Recession touches students too

By MAEGAN SMITH
With a $700 billion bailout plan proposed, the abrupt end of more than a few financial firms and the current credit crunch as indicators, America’s current economic crisis is undeniable. While what this means for Wall Street has been explored ad nauseum, what this implies for college campuses is somewhat less traversed territory.

When the housing market bubble burst, the resulting mess did not stay contained to just that one industry. Its effects rippled throughout the whole of the American economy as seen in the swift downturns of the stock market, current rate of unemployment and general wariness of most businesses to put their necks out financially.

“One of the things that makes this thing [economic crisis] so difficult is that it hit all the sectors,” said Sid Credle, dean of Hampton University’s school of business. “It hit the banks, the real estate market, retail … It went nationwide and now it’s international.”

The effect of the crisis in service industries has touched students. Jobs in food service and retail serve to sustain many while they matriculate through college.

“It has been beyond difficult to find a job,” said Shannon Hayes, a music education major at Hampton University. “I have been looking basically the whole semester, but I’m getting nowhere.”

Hayes had a part-time job at a boutique in Norfolk until it went out of business is September.

Her struggles were shared by Iyanna Fairweather, a biology major at HU.

“It took me forever to find a part-time job,” said Faiweather. “I looked all over, but people just aren’t hiring right now. Everywhere I went, that’s what I heard.”

It is not just in Hampton that students are having difficulty finding employment. Lynella Charles, a film student at Pennsylvania State University in University Park, Pa., lost her job at a local restaurant that was forced to close and has been unable to find a replacement.

“The owner was having difficulty keeping the doors open,” Charles said. There was a noticeable drop in customers from last year to this year.”

While some students depend on part-time jobs to help finance their higher education, most depend on loans. With this recession has come a loss of some of these opportunities. Just as stores cut back on hiring and in some cases are even forced to close their doors, college loans could also be affected by the current market.

“Loan rates are going higher,” Credle said. “There is going to be a great demand for loans and banks aren’t just going to give them to students carte blanche.”

While rates have yet to rise, Credle says if the economy isn’t fixed or on the road to being fixed soon, that will be inevitable.

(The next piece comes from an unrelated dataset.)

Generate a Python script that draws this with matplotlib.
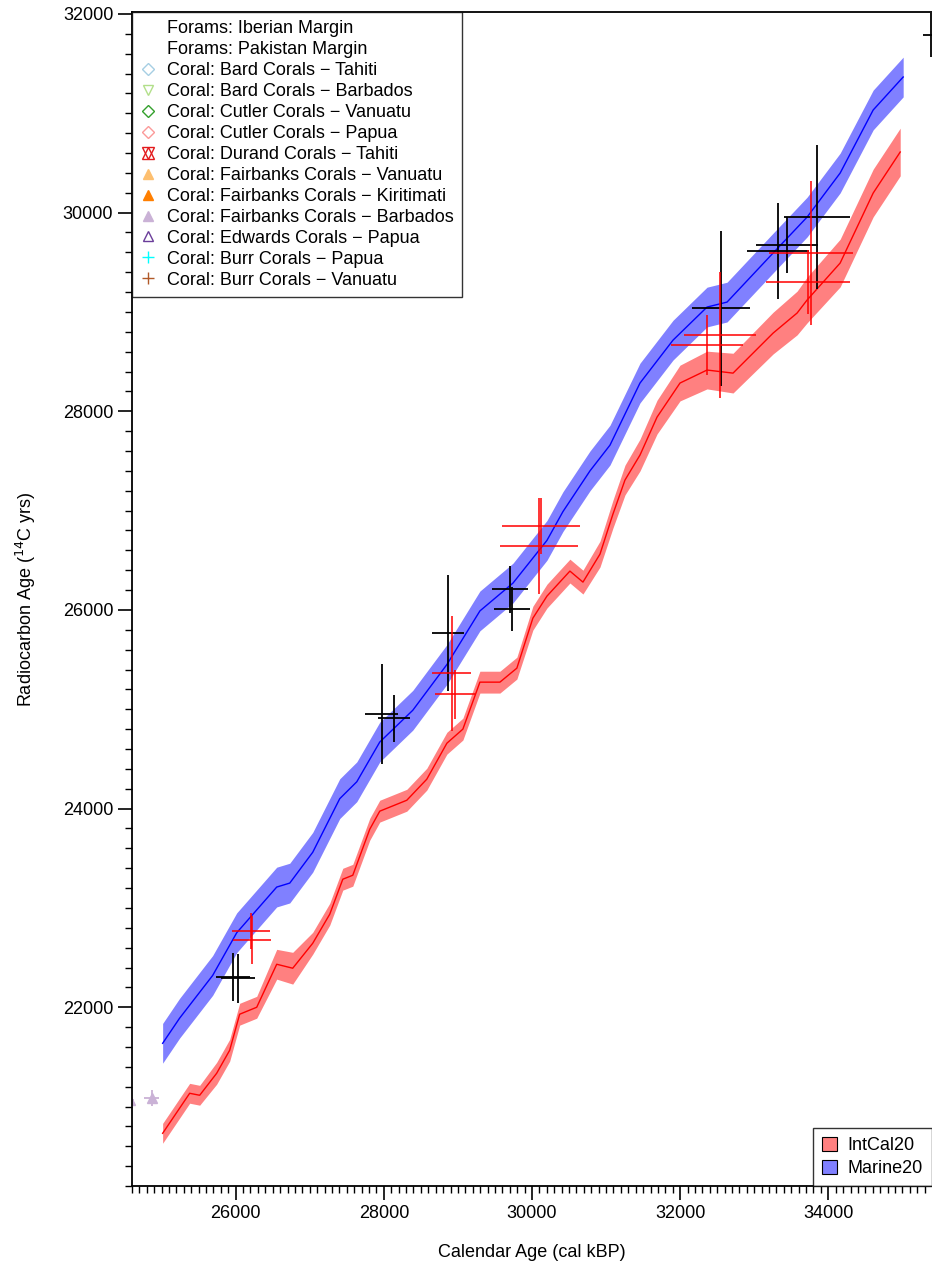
import matplotlib.pyplot as plt
from matplotlib.lines import Line2D
from matplotlib.patches import Patch
from matplotlib.legend_handler import HandlerTuple

plt.rcParams['font.family'] = ['Liberation Sans', 'DejaVu Sans']

# Marine20 curve (cal BP, 14C yrs, 1-sigma)
marine_cal = [25014, 25243, 25689, 26014, 26554, 26730, 27040, 27405, 27635, 27945,
              28391, 28851, 29297, 29743, 30202, 30418, 30783, 31053, 31458, 31904,
              32363, 32633, 33255, 33714, 34160, 34606, 35011]
marine_c14 = [21637, 21890, 22320, 22750, 23210, 23250, 23560, 24100, 24270, 24670,
              24990, 25450, 25990, 26270, 26700, 26990, 27400, 27659, 28284, 28716,
              29049, 29099, 29593, 29955, 30398, 31033, 31365]
marine_sig = [200] * len(marine_cal)

# IntCal20 curve
intcal_cal = [25014, 25379, 25514, 25743, 25919, 26054, 26284, 26554, 26770, 27040,
              27270, 27446, 27581, 27810, 27945, 28310, 28580, 28851, 29067, 29297,
              29567, 29796, 30012, 30202, 30512, 30688, 30918, 31093, 31255, 31458,
              31688, 31998, 32363, 32714, 33255, 33579, 33714, 34160, 34606, 34971]
intcal_c14 = [20731, 21134, 21114, 21335, 21567, 21930, 22000, 22433, 22393, 22644,
              22937, 23289, 23329, 23792, 23974, 24084, 24296, 24658, 24800, 25273,
              25273, 25414, 25917, 26139, 26391, 26280, 26562, 26965, 27307, 27559,
              27941, 28284, 28415, 28384, 28787, 28989, 29120, 29492, 30197, 30610]
intcal_sig = [100, 100, 100, 110, 110, 110, 110, 150, 160, 110,
              110, 110, 110, 110, 110, 110, 110, 110, 110, 110,
              110, 110, 120, 120, 120, 120, 130, 140, 150, 160,
              170, 180, 190, 200, 210, 220, 230, 240, 240, 240]

# Forams: Iberian Margin (black)
ib_cal = [25959, 26027, 27973, 28135, 28864, 29702, 29729, 32552, 33322, 33444, 33849, 35389]
ib_c14 = [22302, 22290, 24950, 24910, 25766, 26209, 26008, 29039, 29613, 29673, 29955, 31788]
ib_calerr = [230, 230, 223, 220, 216, 243, 243, 392, 419, 419, 446, 110]
ib_c14err = [242, 250, 503, 237, 584, 237, 222, 780, 483, 282, 725, 220]

# Forams: Pakistan Margin (red)
pk_cal = [26203, 26216, 28918, 28959, 30094, 30121, 32539, 32363, 33768, 33728]
pk_c14 = [22765, 22675, 25363, 25152, 26642, 26844, 28767, 28666, 29593, 29301]
pk_calerr = [257, 257, 264, 270, 527, 527, 486, 486, 567, 567]
pk_c14err = [181, 242, 579, 247, 483, 282, 634, 302, 725, 322]

# Coral: Fairbanks Barbados
fb_cal = [24568, 24865]
fb_c14 = [21063, 21084]
fb_calerr = [60, 100]
fb_c14err = [100, 80]

fig = plt.figure(figsize=(9.32, 12.85), dpi=100)
ax = fig.add_axes([0.1416, 0.077, 0.8584, 0.9137])

lo = [c - s for c, s in zip(intcal_c14, intcal_sig)]
hi = [c + s for c, s in zip(intcal_c14, intcal_sig)]
ax.fill_between(intcal_cal, lo, hi, color='#FF8080', lw=0)
ax.plot(intcal_cal, intcal_c14, color='red', lw=1)
lo = [c - s for c, s in zip(marine_c14, marine_sig)]
hi = [c + s for c, s in zip(marine_c14, marine_sig)]
ax.fill_between(marine_cal, lo, hi, color='#8080FF', lw=0)
ax.plot(marine_cal, marine_c14, color='blue', lw=1)

ax.errorbar(ib_cal, ib_c14, xerr=ib_calerr, yerr=ib_c14err, fmt='none', ecolor='black', elinewidth=1.3)
ax.errorbar(pk_cal, pk_c14, xerr=pk_calerr, yerr=pk_c14err, fmt='none', ecolor='red', elinewidth=1.3, alpha=0.85)
ax.errorbar(fb_cal, fb_c14, xerr=fb_calerr, yerr=fb_c14err, fmt='^', color='#CAB2D6', ms=7, elinewidth=1.3)

ax.set_xlim(24600, 35400)
ax.set_ylim(20200, 32020)
ax.set_xticks(range(26000, 35000, 2000))
ax.set_xticks(range(24600, 35400, 100), minor=True)
ax.set_yticks(range(22000, 33000, 2000))
ax.set_yticks(range(20200, 32020, 200), minor=True)
ax.tick_params(which='major', length=10, width=1.2, labelsize=13, direction='out')
ax.tick_params(which='minor', length=5, width=1, direction='out')
ax.spines['right'].set_visible(False)
for s in ['left', 'bottom', 'top']:
    ax.spines[s].set_linewidth(1.3)
ax.set_xlabel('Calendar Age (cal kBP)', fontsize=13, labelpad=16)
ax.set_ylabel('Radiocarbon Age ($^{14}$C yrs)', fontsize=13, labelpad=18)

blank = Line2D([], [], ls='none')
handles = [
    blank, blank,
    Line2D([], [], ls='none', marker='D', mfc='none', mec='#A6CEE3', ms=6),
    Line2D([], [], ls='none', marker='v', mfc='none', mec='#B2DF8A', ms=7),
    Line2D([], [], ls='none', marker='D', mfc='none', mec='#33A02C', ms=6),
    Line2D([], [], ls='none', marker='D', mfc='none', mec='#FB9A99', ms=6),
    (Line2D([], [], ls='none', marker='^', mfc='none', mec='#E31A1C', ms=8),
     Line2D([], [], ls='none', marker='v', mfc='none', mec='#E31A1C', ms=8)),
    Line2D([], [], ls='none', marker='^', color='#FDBF6F', ms=7),
    Line2D([], [], ls='none', marker='^', color='#FF7F00', ms=7),
    Line2D([], [], ls='none', marker='^', color='#CAB2D6', ms=7),
    Line2D([], [], ls='none', marker='^', mfc='none', mec='#6A3D9A', ms=7),
    Line2D([], [], ls='none', marker='+', color='cyan', ms=8),
    Line2D([], [], ls='none', marker='+', color='#B15928', ms=8),
]
labels = ['Forams: Iberian Margin', 'Forams: Pakistan Margin',
          'Coral: Bard Corals \u2212 Tahiti', 'Coral: Bard Corals \u2212 Barbados',
          'Coral: Cutler Corals \u2212 Vanuatu', 'Coral: Cutler Corals \u2212 Papua',
          'Coral: Durand Corals \u2212 Tahiti', 'Coral: Fairbanks Corals \u2212 Vanuatu',
          'Coral: Fairbanks Corals \u2212 Kiritimati', 'Coral: Fairbanks Corals \u2212 Barbados',
          'Coral: Edwards Corals \u2212 Papua', 'Coral: Burr Corals \u2212 Papua',
          'Coral: Burr Corals \u2212 Vanuatu']
leg1 = ax.legend(handles, labels, loc='upper left', bbox_to_anchor=(0, 1), borderaxespad=0,
                 fontsize=13, frameon=True, fancybox=False, edgecolor='black',
                 handlelength=0.9, handletextpad=0.6, labelspacing=0.22,
                 borderpad=0.45, handler_map={tuple: HandlerTuple(ndivide=1)})
leg1.get_frame().set_linewidth(1.0)
ax.add_artist(leg1)

h2 = [Patch(fc='#FF8080', ec='black', lw=0.8), Patch(fc='#8080FF', ec='black', lw=0.8)]
leg2 = ax.legend(h2, ['IntCal20', 'Marine20'], loc='lower right', borderaxespad=0,
                 fontsize=13, frameon=True, fancybox=False, edgecolor='black',
                 handlelength=0.8, handleheight=0.8, handletextpad=0.6, labelspacing=0.3,
                 borderpad=0.5)
leg2.get_frame().set_linewidth(1.0)

fig.savefig('out.png', dpi=100)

Meanwhile, as according to the College Board, total borrowing for school has reached an all-time high of $85 billion in the 2007-08 school year, which is more than double what it was just 10 years ago. Federal aid growth, however, has stayed relatively flat in that same time period.

With students loans at an all time high, fears are rising that defaulting on these loans will rise as well.

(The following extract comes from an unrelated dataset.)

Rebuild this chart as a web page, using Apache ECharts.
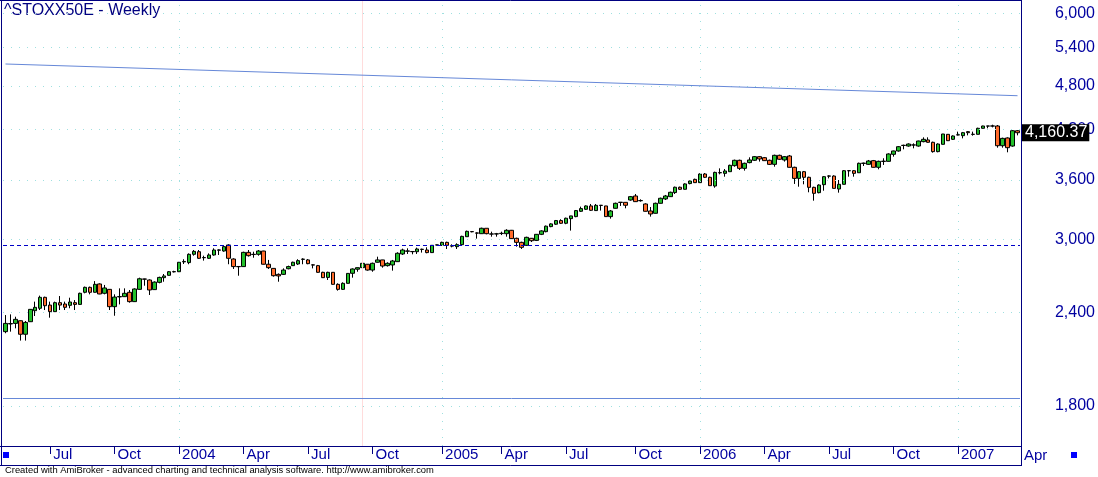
<!DOCTYPE html>
<html><head><meta charset="utf-8">
<script src="https://cdn.jsdelivr.net/npm/echarts@6/dist/echarts.min.js"></script>
<style>html,body{margin:0;padding:0;background:#fff}#c{width:1098px;height:477px}</style>
</head><body><div id="c"></div><script>
// Weekly bars (dated Fridays) starting 2003-05-02
const firstBarDate = '2003-05-02';
const barCount = 205;
const opens = [2261,2315,2319,2338,2243,2331,2411,2429,2512,2453,2404,2471,2461,2451,2471,2458,2551,2590,2551,2617,
2543,2574,2441,2515,2517,2551,2479,2574,2657,2649,2572,2630,2668,2687,2716,2717,2800,2794,2866,2889,
2836,2831,2860,2902,2895,2949,2825,2761,2760,2883,2866,2866,2895,2780,2745,2695,2695,2742,2768,2782,
2822,2817,2775,2768,2712,2670,2712,2614,2574,2622,2704,2738,2751,2780,2731,2797,2817,2768,2774,2802,
2869,2893,2891,2889,2911,2904,2881,2949,2946,2973,2942,2934,2952,3025,3073,3060,3053,3104,3051,3050,
3054,3053,3085,3010,2973,2946,3010,2991,3047,3072,3120,3143,3178,3152,3197,3217,3270,3290,3324,3277,
3331,3324,3217,3300,3362,3361,3385,3427,3380,3344,3273,3250,3351,3396,3420,3463,3520,3498,3560,3606,
3570,3666,3629,3533,3682,3673,3692,3761,3823,3730,3796,3823,3866,3854,3823,3776,3882,3827,3874,3742,
3617,3692,3629,3519,3462,3548,3644,3643,3501,3552,3704,3703,3680,3787,3776,3819,3742,3810,3811,3894,
3934,4003,3994,4006,3994,4048,4069,4040,3926,4015,4140,4077,4132,4123,4174,4139,4140,4217,4247,4246,
4247,3998,4094,3994,4186];
const highs = [2379,2384,2367,2340,2336,2423,2479,2525,2517,2479,2479,2522,2479,2509,2491,2548,2596,2596,2640,2622,
2609,2576,2535,2582,2582,2569,2582,2668,2659,2654,2638,2676,2698,2723,2725,2799,2823,2874,2904,2904,
2854,2874,2919,2910,2940,2955,2831,2762,2889,2904,2889,2904,2897,2817,2747,2703,2745,2768,2802,2823,
2831,2825,2780,2774,2717,2717,2714,2622,2630,2705,2745,2752,2794,2782,2794,2845,2818,2797,2817,2884,
2916,2919,2895,2925,2916,2928,2948,2952,2979,2979,2955,2964,3034,3082,3075,3066,3110,3105,3072,3060,
3072,3095,3088,3016,2979,3025,3013,3050,3085,3130,3152,3184,3191,3207,3225,3283,3317,3330,3344,3344,
3334,3325,3283,3358,3362,3362,3427,3448,3392,3351,3313,3358,3410,3438,3473,3527,3527,3563,3592,3614,
3673,3677,3636,3692,3730,3722,3772,3831,3831,3796,3858,3874,3874,3862,3831,3890,3890,3874,3886,3749,
3700,3700,3636,3526,3552,3643,3651,3651,3599,3711,3711,3711,3796,3796,3827,3827,3819,3847,3906,3938,
3994,4011,4027,4027,4060,4102,4102,4048,4027,4145,4144,4127,4174,4170,4182,4174,4225,4251,4248,4264,
4260,4098,4102,4195,4195];
const lows = [2250,2261,2284,2200,2200,2329,2372,2416,2416,2360,2402,2416,2416,2429,2416,2456,2543,2535,2549,2536,
2535,2416,2374,2458,2515,2471,2477,2572,2603,2530,2569,2622,2635,2685,2711,2715,2782,2780,2854,2825,
2811,2825,2854,2860,2889,2780,2740,2684,2758,2846,2836,2854,2778,2740,2676,2635,2690,2737,2766,2774,
2780,2780,2745,2709,2666,2649,2612,2564,2569,2620,2668,2717,2745,2726,2717,2794,2751,2760,2726,2800,
2860,2869,2866,2869,2881,2875,2879,2946,2940,2913,2928,2913,2946,3024,3066,3007,3051,3047,3025,3025,
3040,3025,3004,2934,2913,2940,2976,2985,3040,3066,3114,3136,3146,3143,3082,3211,3263,3283,3273,3273,
3277,3215,3197,3298,3324,3300,3378,3366,3368,3268,3217,3248,3349,3385,3418,3448,3491,3496,3552,3569,
3568,3621,3535,3515,3662,3636,3690,3749,3711,3704,3788,3815,3808,3815,3769,3749,3827,3808,3740,3556,
3526,3552,3466,3378,3455,3483,3617,3507,3462,3550,3636,3636,3678,3757,3769,3740,3719,3769,3809,3866,
3926,3954,3986,3966,3986,4040,4035,3914,3918,4013,4056,4069,4127,4089,4127,4123,4138,4213,4217,4229,
3974,3974,3918,3986,4127];
const closes = [2319,2318,2348,2243,2326,2421,2436,2512,2448,2404,2471,2453,2436,2476,2458,2543,2590,2551,2614,2538,
2585,2441,2514,2518,2543,2479,2577,2659,2656,2569,2632,2670,2682,2717,2718,2797,2804,2866,2892,2831,
2838,2860,2904,2905,2934,2831,2760,2759,2883,2854,2864,2895,2780,2751,2684,2682,2731,2760,2797,2811,
2824,2785,2773,2712,2668,2712,2614,2574,2622,2703,2740,2751,2788,2731,2788,2817,2765,2788,2808,2875,
2904,2896,2889,2913,2909,2881,2946,2950,2973,2946,2939,2952,3028,3075,3071,3058,3104,3053,3049,3052,
3057,3085,3007,2973,2928,3019,2988,3047,3079,3124,3146,3178,3152,3201,3224,3277,3297,3324,3280,3330,
3329,3217,3273,3351,3360,3331,3420,3368,3377,3270,3243,3351,3403,3427,3466,3520,3498,3556,3588,3570,
3666,3629,3537,3684,3679,3700,3765,3823,3730,3788,3827,3866,3839,3819,3776,3882,3835,3866,3742,3617,
3692,3629,3519,3455,3544,3636,3642,3508,3552,3703,3702,3673,3788,3790,3815,3742,3811,3813,3898,3934,
3986,4001,4019,4008,4056,4077,4040,3926,4019,4144,4060,4119,4134,4161,4161,4141,4217,4247,4246,4248,
3998,4089,3974,4186,4160.37];
const yTickValues = [1800,2400,3000,3600,4200,4800,5400,6000];
const lastClose = 4160.37;
const trendLine = [5136, 4660];     // start / end value of the long trend line
const supportLevel = 1845;          // horizontal blue line
const dashedLevel = 2949;           // dashed horizontal line
const selectedBar = 72;             // pink selection line (bar index)

// categories: weekly dates
const dates = [];
{
  const p = firstBarDate.split('-').map(Number);
  const t0 = Date.UTC(p[0], p[1]-1, p[2]);
  for (let i = 0; i < barCount; i++) {
    const d = new Date(t0 + i*7*86400000);
    dates.push(d.toISOString().slice(0,10));
  }
}
const monthOf = s => Number(s.slice(5,7));
const isQuarterStart = dates.map((d,i) => i > 0 && monthOf(d) !== monthOf(dates[i-1]) && [1,4,7,10].includes(monthOf(d)));
const isYearStart = dates.map((d,i) => i > 0 && monthOf(d) === 1 && monthOf(dates[i-1]) === 12);
const monthNames = {4:'Apr',7:'Jul',10:'Oct'};

const candleData = opens.map((o,i) => [o, closes[i], lows[i], highs[i]]);
const FONT = 'Liberation Sans, Arial, sans-serif';
const NAVY = '#000080';
const LABEL = '#0000a0';
const GRIDC = '#9fe0e0';

const chart = echarts.init(document.getElementById('c'), null, {renderer:'canvas'});
const fmt = v => Number(v).toLocaleString('en-US');

chart.setOption({
  animation: false,
  backgroundColor: '#fff',
  grid: {left: 3, right: 78, top: 1, bottom: 31, show: false},
  xAxis: {
    type: 'category', data: dates, boundaryGap: true,
    axisLine: {show: false},
    axisTick: {show: true, alignWithLabel: true, interval: (i) => isQuarterStart[i], length: 8, lineStyle: {color: NAVY}},
    axisLabel: {
      interval: (i) => isQuarterStart[i],
      formatter: (v) => { const m = monthOf(v); return m === 1 ? v.slice(0,4) : monthNames[m]; },
      align: 'left', verticalAlign: 'top', margin: 1, padding: [0,0,0,3],
      color: LABEL, fontSize: 15, fontFamily: FONT
    },
    splitLine: {show: false}
  },
  yAxis: {
    type: 'log', logBase: 10, min: 1592.5, max: 6230, position: 'right',
    axisLine: {show: false}, axisTick: {show: false}, axisLabel: {show: false}, splitLine: {show: false}
  },
  series: [
    {
      type: 'line', data: [], z: 1, silent: true,
      markLine: {
        silent: true, symbol: ['none','none'], animation: false,
        data: [
          ...yTickValues.map(v => ({yAxis: v, lineStyle: {color: GRIDC, type: [1,7], width: 1},
            label: {show: true, position: 'end', formatter: fmt(v), align: 'right', distance: 75,
              color: LABEL, fontSize: 16, fontFamily: FONT}})),
          ...dates.map((d,i) => i).filter(i => isYearStart[i]).map(i => ({xAxis: i,
            lineStyle: {color: GRIDC, type: [1,7], width: 1}, label: {show: false}})),
          {xAxis: selectedBar, lineStyle: {color: '#ffdcdc', type: 'solid', width: 1}, label: {show: false}}
        ]
      }
    },
    {
      type: 'line', data: [], z: 2, silent: true,
      markLine: {
        silent: true, symbol: ['none','none'], animation: false, label: {show: false},
        data: [
          [{coord: [0, trendLine[0]]}, {coord: [barCount-1, trendLine[1]]}],
          {yAxis: supportLevel},
          {yAxis: dashedLevel, lineStyle: {color: '#0000c8', type: [4,3], width: 1}}
        ],
        lineStyle: {color: '#6688d8', width: 1, type: 'solid'}
      }
    },
    {
      type: 'candlestick', data: candleData, z: 3, barWidth: 4,
      itemStyle: {color: '#22c02a', color0: '#ff6a2a', borderColor: '#000', borderColor0: '#000', borderWidth: 1}
    },
    {
      type: 'line', data: [], z: 5, silent: true,
      markLine: {
        silent: true, symbol: ['none','none'], animation: false,
        data: [{yAxis: lastClose}],
        lineStyle: {color: 'rgba(0,0,0,0)', width: 1},
        label: {show: true, position: 'end', distance: 2, formatter: fmt(lastClose),
          backgroundColor: '#000', color: '#fff', fontSize: 16, fontFamily: FONT, padding: [1,2,0,3]}
      }
    }
  ],
  graphic: [
    {type: 'text', left: 4, top: 3, style: {text: '^STOXX50E - Weekly', fill: NAVY, font: '16px ' + FONT}},
    {type: 'line', shape: {x1: 0, y1: 0.5, x2: 1021.5, y2: 0.5}, style: {stroke: NAVY, lineWidth: 1}},
    {type: 'line', shape: {x1: 1.5, y1: 0, x2: 1.5, y2: 466}, style: {stroke: NAVY, lineWidth: 1}},
    {type: 'line', shape: {x1: 1021.5, y1: 0, x2: 1021.5, y2: 466}, style: {stroke: NAVY, lineWidth: 1}},
    {type: 'line', shape: {x1: 0, y1: 446.5, x2: 1021.5, y2: 446.5}, style: {stroke: NAVY, lineWidth: 1}},
    {type: 'line', shape: {x1: 0, y1: 465.5, x2: 1021.5, y2: 465.5}, style: {stroke: NAVY, lineWidth: 1}},
    {type: 'rect', shape: {x: 3, y: 452, width: 6, height: 6}, style: {fill: '#0000ff'}},
    {type: 'rect', shape: {x: 1071, y: 452, width: 6, height: 6}, style: {fill: '#0000ff'}},
    {type: 'text', left: 1024, top: 448, style: {text: 'Apr', fill: LABEL, font: '15px ' + FONT}},
    {type: 'text', left: 5, top: 466, style: {text: 'Created with AmiBroker - advanced charting and technical analysis software. http://www.amibroker.com', fill: '#000', font: '9.4px ' + FONT}}
  ]
});
</script></body></html>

“The credit crunch could affect student loan default rates as well,” Credle said. “The convergence of the high rates of borrowing and this economic downturn could create a serious issue. It’s definitely something people will have to watch for.”

With borrowing at an all-time high, college student securing good jobs post-graduation would seem paramount. However, prospects for recent college grads aren’t as bright as some would hope.

“Coming into the job market as a recent grad was daunting,” said Ronald Smith, a 2007 college grad. “Then with my field of study [business and market], it was next to impossible to actually find a job.”

Smith, who graduated at the top of North Carolina Central’s business school, could not find a job in business or marketing upon his graduation.

However, according to Credle, the future for students in not as dark as it seems.

“Right now students have a unique opportunity,” Credle said. He explained that though the current crisis is daunting and serious, it does afford the opportunity to get in on the ground floor of the equities market at what he called a, “seriously reduced cost.”

He argues that if students can learn to prioritize and not spend frivolously, than they won’t only survive this crisis, they could come out the other side in better condition.

Credle also pointed out the new opportunities that this crisis could create.

“Federal government employment will open up. They will pick up the bright hard workers to help fix this problem and stimulate economic growth.”

Not only will there be new opportunities in the wake of this crisis, but there are ways that students who find themselves in any of the situations mentioned can help themselves.

“Obviously the first thing to do is budget,” Credle said. “After that, grads who find themselves in situation where they can’t pay loans can contact their lenders and see about deferment and forbearance. As far as continuing to finance an education, federal loans will remain unaffected by this crisis.”

The writer is a junior at Hampton University Scripps Howard School of Journalism and Communications.